Automating these tasks reduces fatigue, improves load quality, and maintains consistent speed across shifts. Used individually or together, these systems transform the most repetitive parts of production into smooth, reliable operations. When combined, they create safer workplaces, consistent output, and faster movement of goods across the supply chain.
Next steps with Standard Bots’ robotic solutions
Looking to upgrade your automation setup? Standard Bots Thor is built for large-scale palletizing jobs, while Core is the perfect six-axis cobot addition to any depalletizing or mixed handling operation, delivering unmatched precision and flexibility.
- Affordable and adaptable: Core costs $37k, and Thor lists at $49.5k. Get precise automation at half the cost of comparable robots.
- Perfected precision: With a repeatability of ±0.025 mm, both Core and Thor handle even the most demanding stacking and unstacking tasks.
- Real collaborative power: Core’s 18 kg payload handles medium-duty depalletizing, and Thor’s 30 kg payload takes care of heavier palletizing operations.
- AI-driven simplicity: Equipped with advanced demonstration learning and real-time adaptation through Standard Bots' vertically integrated AI platform, Core and Thor integrate smoothly with palletizing operations for flexible automation.
- Safety-first design: Machine vision and collision detection ensure that both robots work safely alongside human operators.
Schedule your on-site demo with our engineers today and see how Standard Bots Core and Thor can bring AI-powered efficiency to your shop floor.
FAQs
1. Can one robot do palletizing and depalletizing?
Yes, one robot can perform both palletizing and depalletizing if the workflow allows slower cycle times. With vision guidance and adaptive grippers, a single robot can switch between stacking and unstacking tasks during different shifts or product runs.
2. What makes depalletizing harder than palletizing?
Depalletizing is harder than palletizing because it deals with variable layouts. Boxes may shift, deform, or arrive in mixed arrangements, so robots need vision systems and flexible tooling to locate and grip each item correctly.
3. Do both processes require vision systems?

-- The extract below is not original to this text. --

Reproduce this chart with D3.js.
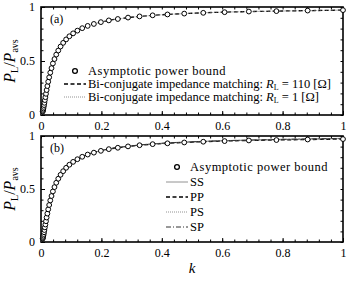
<!DOCTYPE html>
<html>
<head>
<meta charset="utf-8">
<script src="https://cdn.jsdelivr.net/npm/d3@7"></script>
<style>
  body { margin: 0; background: #fff; }
  svg { font-family: "Liberation Serif", "DejaVu Serif", serif; }
  .axis path { display: none; }
  .axis line { stroke: #000; stroke-width: 1; }
  .axis text { font-family: "Liberation Serif", serif; font-size: 12px; fill: #000; }
</style>
</head>
<body>
<div id="chart"></div>
<script>
// marker positions (k) of the asymptotic power bound
var kMarks = [0.0054, 0.0061, 0.0069, 0.0078, 0.0088, 0.0100, 0.0113, 0.0128, 0.0145, 0.0165,
    0.0186, 0.0211, 0.0239, 0.0271, 0.0307, 0.0348, 0.0394, 0.0446, 0.0505, 0.0572,
    0.0648, 0.0734, 0.0832, 0.0940, 0.1064, 0.1205, 0.1365, 0.1546, 0.1751, 0.1983,
    0.2246, 0.2544, 0.2882, 0.3264, 0.3697, 0.4188, 0.4743, 0.5373, 0.6080, 0.6883,
    0.7795, 0.8830, 1.0];
var boundVals = [0.031, 0.038, 0.048, 0.060, 0.075, 0.092, 0.113, 0.138, 0.165, 0.196,
    0.231, 0.268, 0.308, 0.349, 0.392, 0.434, 0.477, 0.518, 0.559, 0.597,
    0.634, 0.668, 0.700, 0.729, 0.756, 0.781, 0.804, 0.825, 0.843, 0.860,
    0.876, 0.889, 0.902, 0.913, 0.923, 0.931, 0.939, 0.946, 0.952, 0.958,
    0.962, 0.967, 0.971];

// k grid of the continuous curves
var kLine = [0, 0.005, 0.01, 0.015, 0.02, 0.03, 0.04, 0.05, 0.07, 0.1, 0.15, 0.2,
    0.3, 0.4, 0.5, 0.6, 0.7, 0.8, 0.9, 1.0];
// panel (a)
var match110 = [0, 0.027, 0.092, 0.173, 0.252, 0.384, 0.482, 0.555, 0.655, 0.741, 0.820, 0.861,
    0.905, 0.928, 0.942, 0.952, 0.958, 0.963, 0.967, 0.971];
var match1 = [0, 0.027, 0.092, 0.173, 0.252, 0.384, 0.482, 0.555, 0.655, 0.741, 0.820, 0.861,
    0.905, 0.928, 0.942, 0.952, 0.958, 0.963, 0.967, 0.971];
// panel (b)
var ssVals = [0, 0.027, 0.092, 0.173, 0.252, 0.384, 0.482, 0.556, 0.656, 0.742, 0.822, 0.863,
    0.908, 0.932, 0.946, 0.956, 0.963, 0.969, 0.974, 0.978];
var ppVals = [0, 0.027, 0.092, 0.173, 0.252, 0.384, 0.482, 0.555, 0.655, 0.741, 0.820, 0.861,
    0.905, 0.928, 0.942, 0.952, 0.958, 0.963, 0.967, 0.971];
var psVals = [0, 0.027, 0.092, 0.173, 0.252, 0.384, 0.482, 0.555, 0.655, 0.741, 0.820, 0.861,
    0.906, 0.929, 0.943, 0.953, 0.960, 0.965, 0.969, 0.973];
var spVals = [0, 0.027, 0.092, 0.173, 0.252, 0.384, 0.482, 0.556, 0.656, 0.742, 0.822, 0.863,
    0.907, 0.931, 0.945, 0.955, 0.962, 0.968, 0.973, 0.977];

var xTicks = [0, 0.2, 0.4, 0.6, 0.8, 1];
var yTicks = [0, 0.5, 1];

var width = 353, height = 283;
var svg = d3.select("#chart").append("svg")
    .attr("width", width)
    .attr("height", height);

var x = d3.scaleLinear().domain([0, 1]).range([41, 343]);
var minorX = d3.range(0, 1.0001, 0.04);
var minorY = d3.range(0, 1.0001, 0.1);

function drawPanel(top, bottom, label, series, legend) {
    var y = d3.scaleLinear().domain([0, 1]).range([bottom, top]);
    var g = svg.append("g");

    // minor ticks
    g.append("g").attr("class", "axis").attr("transform", "translate(0," + bottom + ")")
        .call(d3.axisBottom(x).tickValues(minorX).tickSize(-2.5).tickFormat(""));
    g.append("g").attr("class", "axis").attr("transform", "translate(0," + top + ")")
        .call(d3.axisTop(x).tickValues(minorX).tickSize(-2.5).tickFormat(""));
    g.append("g").attr("class", "axis").attr("transform", "translate(41,0)")
        .call(d3.axisLeft(y).tickValues(minorY).tickSize(-2.5).tickFormat(""));
    g.append("g").attr("class", "axis").attr("transform", "translate(343,0)")
        .call(d3.axisRight(y).tickValues(minorY).tickSize(-2.5).tickFormat(""));

    // major ticks with labels
    g.append("g").attr("class", "axis").attr("transform", "translate(0," + bottom + ")")
        .call(d3.axisBottom(x).tickValues(xTicks).tickSize(-4).tickPadding(6).tickFormat(d3.format("~g")));
    g.append("g").attr("class", "axis").attr("transform", "translate(41,0)")
        .call(d3.axisLeft(y).tickValues(yTicks).tickSize(-4).tickPadding(6).tickFormat(d3.format("~g")));

    // frame
    g.append("rect")
        .attr("x", 41).attr("y", top)
        .attr("width", 302).attr("height", bottom - top)
        .attr("fill", "none").attr("stroke", "#000").attr("stroke-width", 1.6);

    // curves
    var line = d3.line()
        .x(function(d) { return x(d[0]); })
        .y(function(d) { return y(d[1]); })
        .curve(d3.curveMonotoneX);

    series.forEach(function(s) {
        g.append("path")
            .datum(kLine.map(function(k, i) { return [k, s.values[i]]; }))
            .attr("d", line)
            .attr("fill", "none")
            .attr("stroke", s.color)
            .attr("stroke-width", s.width)
            .attr("stroke-dasharray", s.dash);
    });

    // markers
    g.selectAll("circle.mark")
        .data(kMarks.map(function(k, i) { return [k, boundVals[i]]; }))
        .enter().append("circle")
        .attr("class", "mark")
        .attr("cx", function(d) { return x(d[0]); })
        .attr("cy", function(d) { return y(d[1]); })
        .attr("r", 2.4)
        .attr("fill", "#fff")
        .attr("stroke", "#000")
        .attr("stroke-width", 1);

    // panel label
    g.append("text")
        .attr("x", 50).attr("y", top + 16)
        .style("font-size", "12px")
        .text(label);

    // y label
    var yl = g.append("text")
        .attr("transform", "translate(15," + ((top + bottom) / 2) + ") rotate(-90)")
        .attr("text-anchor", "middle")
        .style("font-size", "16px");
    yl.append("tspan").style("font-style", "italic").text("P");
    yl.append("tspan").attr("dy", 3).style("font-size", "10px").text("L");
    yl.append("tspan").attr("dy", -3).text("/");
    yl.append("tspan").style("font-style", "italic").text("P");
    yl.append("tspan").attr("dy", 3).style("font-size", "10px").text("avs");

    // legend
    var lg = g.append("g");
    lg.append("circle")
        .attr("cx", legend.x + 11).attr("cy", legend.y)
        .attr("r", 2.4).attr("fill", "#fff").attr("stroke", "#000").attr("stroke-width", 1.3);
    lg.append("text")
        .attr("x", legend.x + 24).attr("y", legend.y + 4)
        .style("font-size", "12.5px")
        .style("letter-spacing", "0.5px")
        .text("Asymptotic power bound");

    series.forEach(function(s, i) {
        var ly = legend.y + legend.step * (i + 1);
        lg.append("line")
            .attr("x1", legend.x).attr("x2", legend.x + 22)
            .attr("y1", ly).attr("y2", ly)
            .attr("stroke", s.color)
            .attr("stroke-width", s.width)
            .attr("stroke-dasharray", s.dash);
        var t = lg.append("text")
            .attr("x", legend.x + 24).attr("y", ly + 4)
            .style("font-size", "12.5px");
        t.append("tspan").text(s.name);
        if (s.rl) {
            t.append("tspan").style("font-style", "italic").text("R");
            t.append("tspan").attr("dy", 2).style("font-size", "8px").text("L");
            t.append("tspan").attr("dy", -2).text(" = " + s.rl + " [\u03A9]");
        }
    });
}

drawPanel(7, 115, "(a)", [
    { name: "Bi-conjugate impedance matching: ", rl: "110", values: match110, color: "#000", width: 1.3, dash: "4,2.5" },
    { name: "Bi-conjugate impedance matching: ", rl: "1", values: match1, color: "#777", width: 0.8, dash: "1,1" }
], { x: 64, y: 71, step: 13 });

drawPanel(136, 242, "(b)", [
    { name: "SS", values: ssVals, color: "#777", width: 0.8, dash: null },
    { name: "PP", values: ppVals, color: "#000", width: 1.3, dash: "4,2.5" },
    { name: "PS", values: psVals, color: "#777", width: 0.8, dash: "1,1" },
    { name: "SP", values: spVals, color: "#333", width: 1, dash: "5,2,1,2" }
], { x: 166, y: 167, step: 15 });

// x label
svg.append("text")
    .attr("x", 192).attr("y", 273)
    .attr("text-anchor", "middle")
    .style("font-size", "15px")
    .style("font-style", "italic")
    .text("k");
</script>
</body>
</html>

Both palletizing and depalletizing can use vision systems, but the need is higher in depalletizing. Palletizing often follows a fixed stacking pattern, whereas depalletizing requires cameras or sensors to detect unpredictable box positions.
4. What are typical costs for palletizing and depalletizing robots?
Typical costs for robotic palletizing or depalletizing systems range between $35,000 and $70,000, depending on payload, reach, and vision setup. Standard Bots Core starts at $37,000, while Thor starts at $49,500, offering industrial-grade automation at mid-market pricing.
5. Which industries adopt depalletizing automation the most?
Depalletizing automation is most common in food and beverage, e-commerce, logistics, and consumer goods industries, where high product variety and frequent unloading make manual work inefficient.
6. Can repalletizing be part of both processes?
Yes, repalletizing can be part of both processes. It involves unloading a pallet and rebuilding it with a new stacking pattern, which is useful when goods are reorganized for regional distribution or reclassified in a warehouse.